The podcast features librarian and rare books collector Rebecca Baumann, who shares her love for classic weird fiction. She also discusses contemporary writers who are inspired by the tradition, yet write against the sexism and racism found in the old texts.

She makes the point that the best critiques of classic fiction appear in other fictional works rather than formal literary criticism. And… ahem… this includes a big shoutout for my novella Helen’s Story, which she describes as “amazing”. And what’s more, I find myself inhabiting the same paragraph as Victor LaValle and his deconstruction of HP Lovecraft. That’s amazing too.

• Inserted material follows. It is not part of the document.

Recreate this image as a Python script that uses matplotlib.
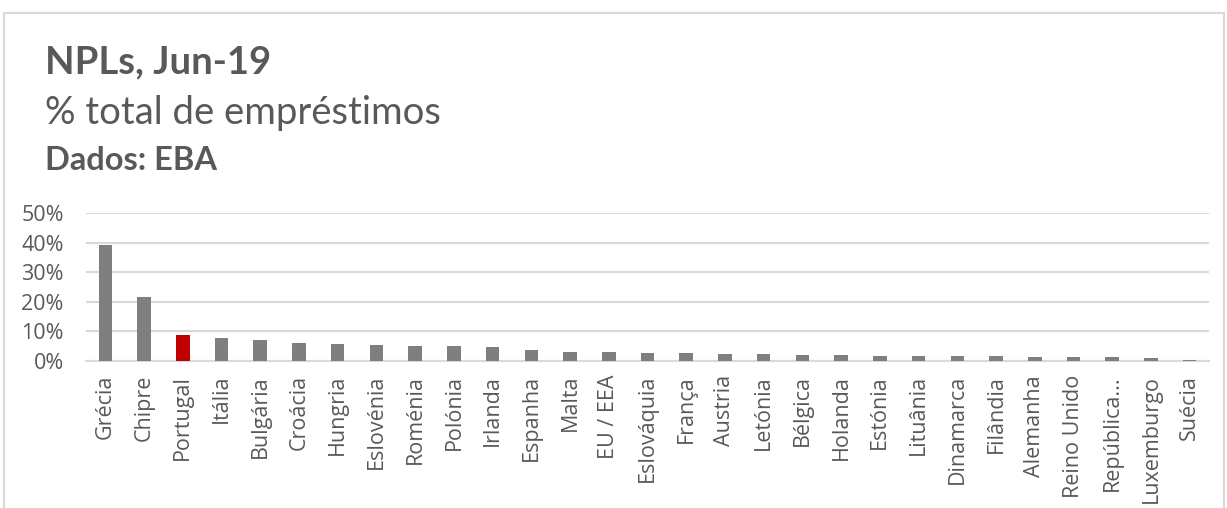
import matplotlib
matplotlib.use("Agg")
import matplotlib.pyplot as plt
from matplotlib.patches import Rectangle
from matplotlib.ticker import PercentFormatter

# NPL ratio, % of total loans (EBA, Jun-19)
countries = ["Grécia", "Chipre", "Portugal", "Itália", "Bulgária", "Croácia",
             "Hungria", "Eslovénia", "Roménia", "Polónia", "Irlanda", "Espanha",
             "Malta", "EU / EEA", "Eslováquia", "França", "Austria", "Letónia",
             "Bélgica", "Holanda", "Estónia", "Lituânia", "Dinamarca", "Filândia",
             "Alemanha", "Reino Unido", "República...", "Luxemburgo", "Suécia"]
npl = [39.1, 21.6, 8.9, 7.8, 7.2, 6.2, 5.6, 5.3, 5.0, 4.9, 4.6, 3.6,
       3.1, 3.1, 2.7, 2.7, 2.5, 2.2, 2.0, 2.0, 1.8, 1.8, 1.8, 1.6,
       1.3, 1.3, 1.3, 1.1, 0.4]
highlight = "Portugal"
y_ticks = [0, 10, 20, 30, 40, 50]

GREY_BAR = "#7f7f7f"
RED_BAR = "#c00000"
TEXT = "#595959"
GRID = "#d9d9d9"

fig = plt.figure(figsize=(12.27, 5.08), dpi=100)

# light frame around the chart (bottom edge runs off the image)
fig.patches.append(Rectangle((4 / 1227, -0.05), 1220 / 1227, 1.05 - 13 / 508,
                             transform=fig.transFigure, fill=False,
                             edgecolor=GRID, linewidth=1.5))

fig.text(45 / 1227, 1 - 62 / 508, "NPLs, Jun-19", fontfamily="Lato",
         fontweight="bold", fontsize=27.5, color=TEXT, va="center")
fig.text(45 / 1227, 1 - 113 / 508, "% total de empréstimos", fontfamily="Lato",
         fontsize=27.5, color=TEXT, va="center")
fig.text(45 / 1227, 1 - 160 / 508, "Dados: EBA", fontfamily="Lato",
         fontweight="bold", fontsize=23.5, color=TEXT, va="center")

ax = fig.add_axes([86 / 1227, 1 - 361 / 508, 1123 / 1227, 148 / 508])
colors = [RED_BAR if c == highlight else GREY_BAR for c in countries]
x = range(len(countries))
ax.bar(x, npl, width=0.35, color=colors, zorder=3)

ax.set_xlim(-0.5, len(countries) - 0.5)
ax.set_ylim(0, 50)
ax.set_yticks(y_ticks)
ax.yaxis.set_major_formatter(PercentFormatter(decimals=0))
ax.set_xticks(list(x))
ax.set_xticklabels(countries, rotation=90, fontfamily="Open Sans", fontsize=15.5,
                   color=TEXT)
for lbl in ax.get_yticklabels():
    lbl.set_fontfamily("Open Sans")
    lbl.set_fontsize(15.5)
    lbl.set_color(TEXT)

ax.grid(axis="y", color=GRID, linewidth=1.5, zorder=0)
ax.tick_params(axis="x", length=0, pad=10)
ax.tick_params(axis="y", length=0, pad=16)
for side in ["top", "right", "left"]:
    ax.spines[side].set_visible(False)
ax.spines["bottom"].set_color(GRID)
ax.spines["bottom"].set_linewidth(1.5)

fig.savefig("out.png", dpi=100)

On the podcast page there’s a list of books discussed in the interview, which includes some from ‘lost’ women writers of strange fiction. This has opened some new reading territory. I’ve never heard of Rachel Ingalls, a US-born writer living in London, but found out about her here. I definitely want to check out her novella Mrs Caliban. In the podcast it’s compared favourably with the award-winning Guillermo del Toro film The Shape of Water. 

So this podcast not only bigged up my own book but pointed me in the direction of a few others. Highly recommended.